Sounds, Visions and Insights by Brian Skutle

Ambulance

Grade : A- Year : 2022 Director : Michael Bay Running Time : 2hr 16min Genre : , , ,
Movie review score
A-

One of my favorite anecdotes about Michael Bay is how, when he was approached to direct “Phone Booth,” he asked about whether Colin Farrell’s character could leave the phone booth. In the appearance on “The Daily Show” he relayed this, Farrell then joked about how a Michael Bay action sequence around a phone booth would look. This came to mind while watching his latest film, “Ambulance,” for reasons we will get into.

This is an adaptation on a Danish thriller, and the screenplay by Chris Fedak does a good job of creating an economical, but dense enough, narrative for Bay as a bank robbery goes awry, and two of the robbers are on the run in an ambulance with an EMT and an injured cop, with the entire LAPD after them. The film is, essentially, a 136-minute long car chase, and it’s the strongest film Bay has made in at least 15 years.

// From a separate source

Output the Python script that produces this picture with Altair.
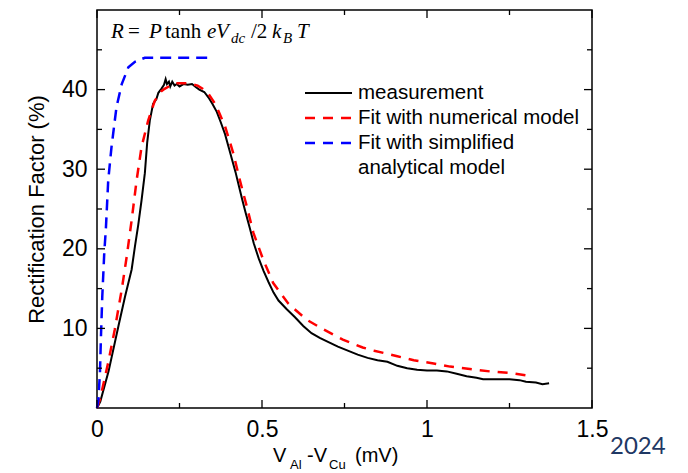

I think Bay is still below .500 for me, on account of three terrible “Transformers” sequels, although even some of his other movies I’m not high on “Pain & Gain” and “6 Underground” I’m willing to give another chance in the future. Here, it feels like he’s back to what made “The Rock” and “Bad Boys” the first such a strong 1-2 punch- a stripped-down narrative with clear moral stakes for everyone involved, even if Bay’s ultra-stylized visual language has been enhanced over the years. Here, a lot of the film involves “drone cinematography,” and that might give you motion sickness at times as the shot starts high, and dives to street level; as the film progresses, however, it becomes more obvious why he wanted to use it for that approach, as he can get angles and shots that would normally require CGI. I’m sure there’s still some at work, but it feels as visceral as any movie he’s ever made.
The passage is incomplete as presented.